The clause is but one of the building blocks that we need to put in place on the road to rolling out the entitlement in 2013 and expanding apprenticeships to meet the ambitions set out in response to the Leitch review. The apprenticeship review said that we will go further in legislative terms to give statutory force to the 2013 entitlement. The clause supports that direction of travel. The amendments would exclude the majority of apprentices from the duties on the LSC and cloud the message that we are sending to the system. I hope that the hon. Member for South Holland and The Deepings is sufficiently reassured that he can withdraw his amendments.

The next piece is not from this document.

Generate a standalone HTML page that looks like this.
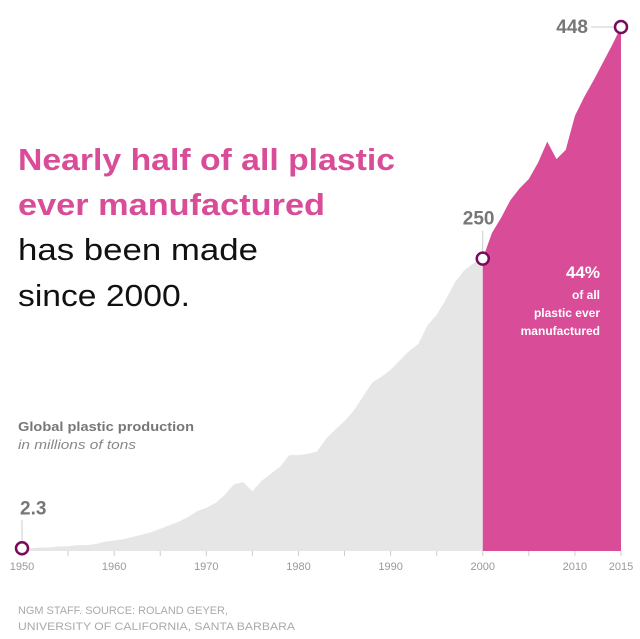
<!DOCTYPE html>
<html><head><meta charset="utf-8"><style>
body{margin:0;background:#fff;width:640px;height:639px;overflow:hidden;font-family:"Liberation Sans",sans-serif}
</style></head><body>
<svg width="640" height="639" style="position:absolute;left:0;top:0">
<g id="areas"></g>
<g id="axis"></g>
<g id="marks"></g>
<text x="18" y="170" font-size="31" font-weight="bold" fill="#d94c98" textLength="377" lengthAdjust="spacingAndGlyphs">Nearly half of all plastic</text>
<text x="18" y="215" font-size="31" font-weight="bold" fill="#d94c98" textLength="307" lengthAdjust="spacingAndGlyphs">ever manufactured</text>
<text x="18" y="260" font-size="31" fill="#111" textLength="240" lengthAdjust="spacingAndGlyphs">has been made</text>
<text x="18" y="306" font-size="31" fill="#111" textLength="172" lengthAdjust="spacingAndGlyphs">since 2000.</text>
<text x="18" y="431" font-size="13" font-weight="bold" fill="#777" textLength="176" lengthAdjust="spacingAndGlyphs">Global plastic production</text>
<text x="18" y="449" font-size="13" font-style="italic" fill="#888" textLength="118" lengthAdjust="spacingAndGlyphs">in millions of tons</text>
<text x="600" y="278" font-size="17" font-weight="bold" fill="#fff" text-anchor="end">44%</text>
<text x="600" y="299" font-size="12" font-weight="bold" fill="#fff" text-anchor="end">of all</text>
<text x="600" y="317" font-size="12" font-weight="bold" fill="#fff" text-anchor="end">plastic ever</text>
<text x="600" y="335" font-size="12" font-weight="bold" fill="#fff" text-anchor="end">manufactured</text>
<text x="18" y="614" font-size="11" fill="#aaa" textLength="210" lengthAdjust="spacingAndGlyphs">NGM STAFF. SOURCE: ROLAND GEYER,</text>
<text x="18" y="630" font-size="11" fill="#aaa" textLength="277" lengthAdjust="spacingAndGlyphs">UNIVERSITY OF CALIFORNIA, SANTA BARBARA</text>
</svg>
<script>
const years=[1950,1951,1952,1953,1954,1955,1956,1957,1958,1959,1960,1961,1962,1963,1964,1965,1966,1967,1968,1969,1970,1971,1972,1973,1974,1975,1976,1977,1978,1979,1980,1981,1982,1983,1984,1985,1986,1987,1988,1989,1990,1991,1992,1993,1994,1995,1996,1997,1998,1999,2000,2001,2002,2003,2004,2005,2006,2007,2008,2009,2010,2011,2012,2013,2014,2015];
const production=[2.3,2.5,3,3,4,4,5,5,6,8,9,10,12,14,16,19,22,25,29,34,37,41,48,57,59,51,60,66,72,82,82,83,85,96,104,111,120,132,144,149,155,163,171,177,193,202,215,230,240,246,250,272,285,300,310,318,332,350,335,343,372,388,402,417,432,448];
const xTicks=[1950,1960,1970,1980,1990,2000,2010,2015];
const minorTicks=[1955,1965,1975,1985,1995,2005];
const annotated=[1950,2000,2015];
const splitYear=2000;
const NS='http://www.w3.org/2000/svg';
const X0=22,X1=621,Y0=551,YT=27;
const x=y=>X0+(y-1950)*(X1-X0)/65;
const yv=v=>Y0-v*(Y0-YT)/448;
function mk(t,a,p){const e=document.createElementNS(NS,t);for(const k in a)e.setAttribute(k,a[k]);p.appendChild(e);return e;}
const areas=document.getElementById('areas'),axis=document.getElementById('axis'),marks=document.getElementById('marks');
function area(from,to,fill,name){let d='M'+x(from)+','+Y0;years.forEach((yr,i)=>{if(yr>=from&&yr<=to)d+='L'+x(yr)+','+yv(production[i]);});d+='L'+x(to)+','+Y0+'Z';
const p=mk('path',{d:d,fill:fill},areas);

}
area(1950,splitYear,'#e6e6e6','area-before-2000');
area(splitYear,2015,'#d94c98','area-since-2000');
minorTicks.concat(xTicks).forEach(t=>{const l=mk('line',{x1:x(t),x2:x(t),y1:Y0,y2:Y0+5,stroke:'#ccc'},axis);

});
xTicks.forEach(t=>{const tx=mk('text',{x:x(t),y:570,'font-size':11,fill:'#999','text-anchor':'middle'},axis);tx.textContent=t;

});
annotated.forEach(yr=>{const v=production[years.indexOf(yr)];const cx=x(yr),cy=yv(v);
let lx,ly,anchor,label=String(v);
if(yr===2015){mk('line',{x1:cx-30,x2:cx-6,y1:cy,y2:cy,stroke:'#ccc'},marks);lx=cx-33;ly=cy+6;anchor='end';}
else{mk('line',{x1:cx,x2:cx,y1:cy-28,y2:cy-6,stroke:'#ccc'},marks);lx=yr===1950?cx-2:cx-20;ly=cy-34;anchor='start';}
const c=mk('circle',{cx:cx,cy:cy,r:6,fill:'#fff',stroke:'#7a0a5a','stroke-width':2.5},marks);


const t=mk('text',{x:lx,y:ly,'font-size':19,'font-weight':'bold',fill:'#777','text-anchor':anchor},marks);t.textContent=label;

});
</script>
</body></html>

Mr. Hayes: We have had a long debate on apprenticeships and I do not want perpetuate it longer than the Committee will tolerate, so I will abbreviate my remarks. I only want to pick up on one thing that the Minister said—although I could no doubt debate the issue with him all day and all night—about group training associations. He is right to say that the Government emphasised them in the review. I called for that in my party’s mid-term policy review; they are a useful way of involving small and medium-sized enterprises, which we did not talk about earlier in this regard, but which are vital to the success of the policy. Many of the young people that the Bill deals with will find their training opportunities and their employment opportunities in SMEs. I never waste an opportunity to elevate their calls in our considerations. Group training associations provide a very effective way of allowing such businesses into this network.
We have had a long debate and, in the spirit of the Minister’s response, I beg to ask leave to withdraw the amendment.
Amendment, by leave, withdrawn.
Clause 67 ordered to stand part of the Bill.